--- start RECORDS PROVIDED ---

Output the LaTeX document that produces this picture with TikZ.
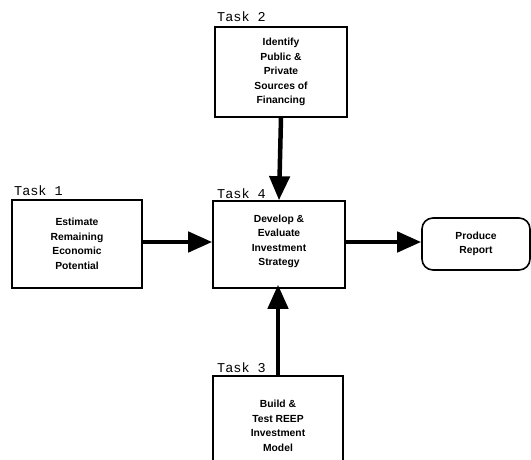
\documentclass[tikz,border=0pt]{standalone}
\usepackage{fontspec}
\setmainfont{Liberation Sans}
\newfontfamily\taskfont{Liberation Mono}
\usetikzlibrary{arrows.meta}
\begin{document}
\begin{tikzpicture}[x=1pt,y=-1pt,
  box/.style={draw,line width=1.6pt,align=center,inner sep=0pt,
    font=\fontsize{10.3}{14.5}\selectfont\bfseries},
  openbox/.style={inner sep=0pt},
  boxtext/.style={align=center,inner sep=0pt,
    font=\fontsize{10.3}{14.5}\selectfont\bfseries},
  tasklabel/.style={anchor=base west,inner sep=0pt,font=\fontsize{13.5}{15}\taskfont},
  bigarrow/.style={line width=4.5pt,-{Triangle[length=24pt,width=20pt]}}]
\useasboundingbox (0,0) rectangle (531,460);
\fill[white] (0,0) rectangle (531,460);
% boxes
\node[box,minimum width=132pt,minimum height=90pt] (t2) at (281,72)
  {Identify\\Public \&\\Private\\Sources of\\Financing};
\node[box,minimum width=130pt,minimum height=88pt] (t1) at (77,244)
  {Estimate\\Remaining\\Economic\\Potential};
\node[box,minimum width=132pt,minimum height=87pt] (t4) at (279,244.5)
  {Develop \&\\Evaluate\\Investment\\Strategy\\[-6pt]};
\node[box,rounded corners=11pt,minimum width=108pt,minimum height=52pt] (rep) at (476,244)
  {Produce\\Report};
\node[openbox,minimum width=130pt,minimum height=90pt] (t3) at (278,421) {};
\node[boxtext] (t3txt) at (278,426) {Build \&\\Test REEP\\Investment\\Model};
\draw[line width=1.6pt] (t3.south west) -- (t3.north west) -- (t3.north east) -- (t3.south east);
% labels
\node[tasklabel] (l2) at (217,22) {Task 2};
\node[tasklabel] (l1) at (14,195) {Task 1};
\node[tasklabel] (l4) at (217,198) {Task 4};
\node[tasklabel] (l3) at (217,372) {Task 3};
% arrows
\draw[bigarrow] (t2.south) -- (t4.north);
\draw[bigarrow] (t1.east |- 0,242) -- (t4.west |- 0,242);
\draw[bigarrow] (t4.east |- 0,242) -- (rep.west |- 0,242);
\draw[bigarrow] (t3.north -| 278,0) -- ([yshift=4pt]t4.south -| 278,0);
\end{tikzpicture}
\end{document}
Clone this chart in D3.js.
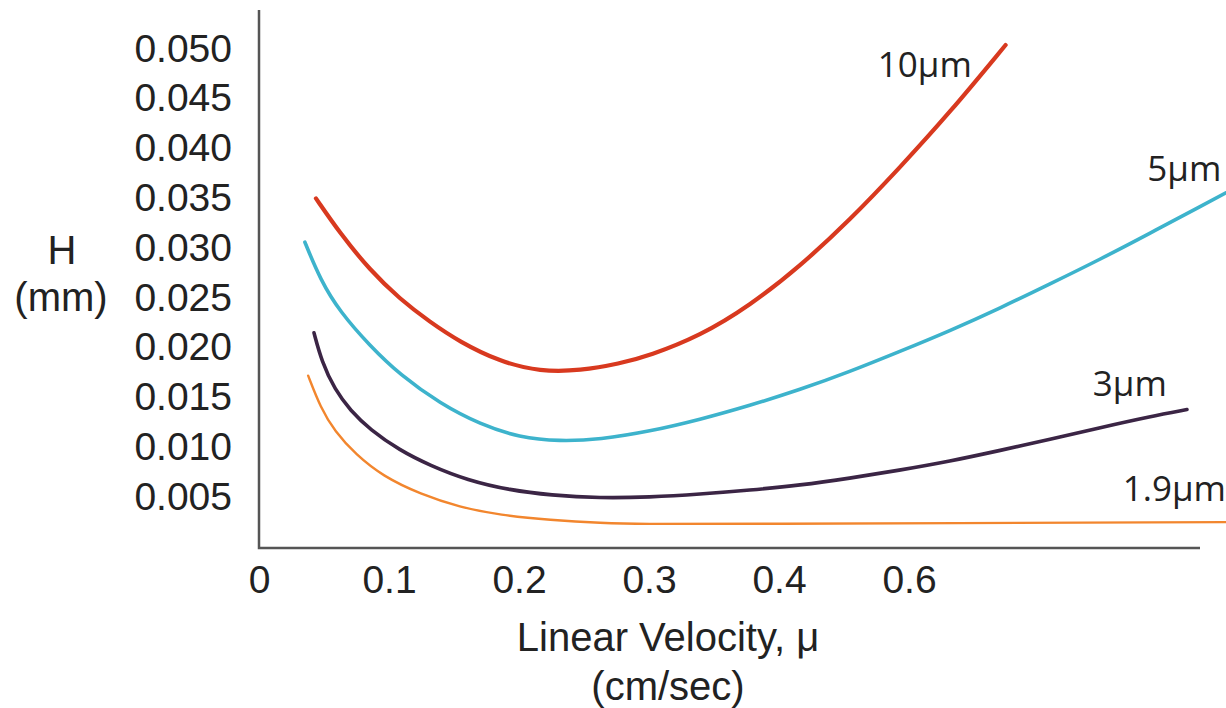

--- end RECORDS PROVIDED ---

■ **YOUR TASK**
Which lines hold the string "this"? List them all.

■ **FINAL ANSWER**
Output the LaTeX document that produces this picture with TikZ.
Clone this chart in D3.js.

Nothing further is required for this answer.